La claudicación de la víctima

Esteban Pérez Medina

Quito, Ecuador

Los acontecimientos de las últimas semanas en Chile son los síntomas de la grave crisis moral que vive no sólo América Latina, sino el mundo. Esta crisis pasa por haber convencido a las víctimas –a aquellos que han logrado un patrimonio como producto del esfuerzo productivo, satisfaciendo las necesidades de los consumidores en el mercado– de que su éxito es culposo y abusivo. De haber convencido a los victimarios –aquellos que usan la violencia para apropiarse o destruir aquello que no les pertenece y por lo que no han trabajado– de que su «lucha» es legítima y noble. Chile es una sociedad enferma, en la que quienes producen miran inmóviles cómo quienes no lo destruyen todo con orgullo. Es una sociedad en la que nadie está dispuesto cometer el «pecado» de defender lo suyo de las garras de «santos y beatos» saqueadores.

Y la enfermedad de la sociedad se refleja vivamente en sus élites. El gobierno de Chile, elegido democráticamente hace menos de dos años –llegando a ser uno de los más votados de la historia del ese país–, ha claudicado hoy ante una minoría violenta de saqueadores, a los que no se atreve ni siquiera a contrariar. Ha abandonado por completo el cumplimiento de la primera función del Estado –la de proteger el orden público, la vida y propiedad de sus ciudadanos–. Es mero espectador de una demostración, en el que una minoría indignada por las supuestas injusticias sociales –en el país con mayor ingreso per capital de América del Sur y con la segunda menor tasa de pobreza del continente, misma que decayó en 44% en diez años– incendian y roban –entre otras cosas productos que dudosamente son de primera necesidad, como calzoncillos y bragas– sin ninguna repercusión física o legal. No se atreve a imponer el orden ni a exigir -y hacer valer- el respeto a los derechos de las víctimas.

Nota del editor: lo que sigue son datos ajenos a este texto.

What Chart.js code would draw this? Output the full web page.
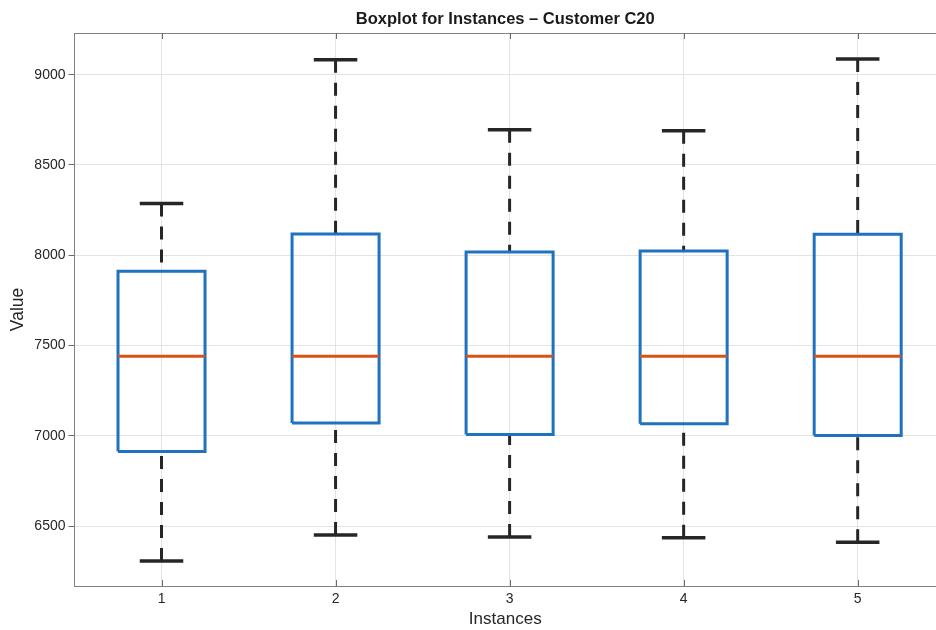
<!DOCTYPE html>
<html>
<head>
<meta charset="utf-8">
<script src="https://cdn.jsdelivr.net/npm/chart.js@4.4.1/dist/chart.umd.min.js"></script>
<style>
  html, body { margin: 0; padding: 0; background: #ffffff; }
  #wrap { width: 936px; height: 630px; }
</style>
</head>
<body>
<div id="wrap"><canvas id="c" width="936" height="630"></canvas></div>
<script>
// ---- data ----
const categories   = ['1', '2', '3', '4', '5'];
const categoryPos  = [1, 2, 3, 4, 5];
const whiskerLow   = [6306, 6450, 6439, 6435, 6410];
const quartile1    = [6913, 7071, 7007, 7066, 7002];
const medianVals   = [7441, 7441, 7441, 7441, 7441];
const quartile3    = [7911, 8118, 8018, 8024, 8116];
const whiskerHigh  = [8286, 9083, 8695, 8690, 9087];
const yTickValues  = [6500, 7000, 7500, 8000, 8500, 9000];

const chartTitle = 'Boxplot for Instances \u2013 Customer C20';
const xTitle = 'Instances';
const yTitle = 'Value';

// ---- styles ----
const BOX_HALF = 0.25;
const CAP_HALF = 0.125;
const boxColor = '#1f72bd';
const medColor = '#d95319';
const whiskColor = '#262626';
const fontFamily = '"Liberation Sans", Arial, Helvetica, sans-serif';

const datasets = [];
categoryPos.forEach((p, i) => {
  // median (on top)
  datasets.push({
    data: [{x: p - BOX_HALF, y: medianVals[i]}, {x: p + BOX_HALF, y: medianVals[i]}],
    borderColor: medColor, borderWidth: 3, order: 0
  });
  // box
  datasets.push({
    data: [
      {x: p - BOX_HALF, y: quartile1[i]}, {x: p + BOX_HALF, y: quartile1[i]},
      {x: p + BOX_HALF, y: quartile3[i]}, {x: p - BOX_HALF, y: quartile3[i]},
      {x: p - BOX_HALF, y: quartile1[i]}
    ],
    borderColor: boxColor, borderWidth: 3, borderJoinStyle: 'miter', order: 1
  });
  // caps
  datasets.push({
    data: [{x: p - CAP_HALF, y: whiskerHigh[i]}, {x: p + CAP_HALF, y: whiskerHigh[i]}],
    borderColor: whiskColor, borderWidth: 3.5, order: 2
  });
  datasets.push({
    data: [{x: p - CAP_HALF, y: whiskerLow[i]}, {x: p + CAP_HALF, y: whiskerLow[i]}],
    borderColor: whiskColor, borderWidth: 3.5, order: 2
  });
  // whiskers
  datasets.push({
    data: [{x: p, y: whiskerHigh[i]}, {x: p, y: quartile3[i]}],
    borderColor: whiskColor, borderWidth: 3, borderDash: [13, 10], order: 3
  });
  datasets.push({
    data: [{x: p, y: whiskerLow[i]}, {x: p, y: quartile1[i]}],
    borderColor: whiskColor, borderWidth: 3, borderDash: [13, 10], order: 3
  });
});
datasets.forEach(d => {
  d.showLine = true; d.pointRadius = 0; d.pointHoverRadius = 0; d.fill = false;
  d.borderCapStyle = 'butt'; d.tension = 0;
});

const framePlugin = {
  id: 'frame',
  afterDraw(chart) {
    const ctx = chart.ctx;
    const a = chart.chartArea;
    const xs = chart.scales.x;
    ctx.save();
    // top border
    ctx.strokeStyle = '#808080';
    ctx.lineWidth = 1;
    ctx.beginPath();
    ctx.moveTo(a.left, a.top + 0.5);
    ctx.lineTo(a.right, a.top + 0.5);
    ctx.stroke();
    // inward x ticks top & bottom
    ctx.strokeStyle = '#6a6a6a';
    xs.ticks.forEach(t => {
      const px = Math.round(xs.getPixelForValue(t.value)) + 0.5;
      ctx.beginPath();
      ctx.moveTo(px, a.top); ctx.lineTo(px, a.top + 6);
      ctx.moveTo(px, a.bottom); ctx.lineTo(px, a.bottom - 6);
      ctx.stroke();
    });
    // title centred on plot area
    ctx.fillStyle = '#1a1a1a';
    ctx.font = 'bold 16.5px ' + fontFamily;
    ctx.textAlign = 'center';
    ctx.textBaseline = 'middle';
    ctx.fillText(chartTitle, (a.left + a.right) / 2, 19);
    ctx.restore();
  }
};

new Chart(document.getElementById('c'), {
  type: 'scatter',
  data: { datasets },
  options: {
    responsive: false,
    animation: false,
    devicePixelRatio: 1,
    events: [],
    layout: { padding: { top: 33, left: 8, right: 0, bottom: 0 } },
    plugins: { legend: { display: false }, tooltip: { enabled: false }, title: { display: false } },
    scales: {
      x: {
        type: 'linear',
        min: 0.5, max: 5.45,
        afterBuildTicks: s => { s.ticks = categoryPos.map(v => ({ value: v })); },
        afterFit: s => { s.height = 44; },
        ticks: {
          callback: (v) => { const i = categoryPos.indexOf(v); return i >= 0 ? categories[i] : ''; },
          color: '#262626', font: { family: fontFamily, size: 14 }, padding: 5, maxRotation: 0
        },
        grid: { color: '#e3e3e3', lineWidth: 1, drawTicks: false },
        border: { display: true, color: '#808080', width: 1 },
        title: { display: true, text: xTitle, color: '#262626', font: { family: fontFamily, size: 17 }, padding: 0 }
      },
      y: {
        type: 'linear',
        min: 6168, max: 9231,
        afterBuildTicks: s => { s.ticks = yTickValues.map(v => ({ value: v })); },
        afterFit: s => { s.width = 66.5; },
        ticks: {
          callback: v => String(v),
          color: '#262626', font: { family: fontFamily, size: 14 }, padding: 3
        },
        grid: { color: '#e3e3e3', lineWidth: 1, drawTicks: true, tickLength: 6, tickColor: '#6a6a6a' },
        border: { display: true, color: '#808080', width: 1 },
        title: { display: true, text: yTitle, color: '#262626', font: { family: fontFamily, size: 17.5 }, padding: 0 }
      }
    }
  },
  plugins: [framePlugin]
});
</script>
</body>
</html>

Lo que se roba y se destruye en Chile tiene un costo. No brotó espontáneamente de la tierra, sino que es el resultado consciente de mentes productivas. Y ha sido adquirido por sus propietarios sacrificando capitales que pudieron haberse utilizado en su consumo personal y que se prefirieron utilizar en actividades productivas para satisfacer las necesidades de los consumidores. Ellos asumen el costo del vandalismo. Pero lo asumen sin chistar, indefensos, incapaces de oponer resistencia. Y el gobierno que eligieron permanece inerte, cobarde, indispuesto a cumplir con su trabajo. Todo porque, tanto los unos como los otros, se dejaron convencer de la premisa moral de que producir es un pecado –siempre cometido a costillas de otro– y saquear y destruir es una justa reivindicación social.

El diagnóstico de Chile no puede ser peor, pues una sociedad que ha perdido su sentido moral es una sociedad condenada. Si sigue este rumbo, la bonanza económica y moral –que permitió sacar a más del 30% de chilenos de la pobreza, y de producir y atender a sus ciudadanos con más bienes y servicios de mayor calidad– alcanzada en las últimas décadas probará ser efímera y pasajera. No sería de extrañar que en unos años encontremos un Chile con niveles de abyecta miseria propios de la Venezuela de nuestros días.

Desde Ecuador, el diagnóstico de Chile nos suena ominosamente cercano. No fue hace un mes que tuvimos una situación similar. La misma, sin embargo, fue de menor envergadura y duración. Aún los ciudadanos ecuatorianos –y nuestro gobierno– no hemos sido sometidos a la prueba ácida de determinar si nuestra conciencia moral está del lado de quienes aportan a la sociedad o del lado de las turbas bárbaras. Ojalá esa prueba nos tome del lado correcto.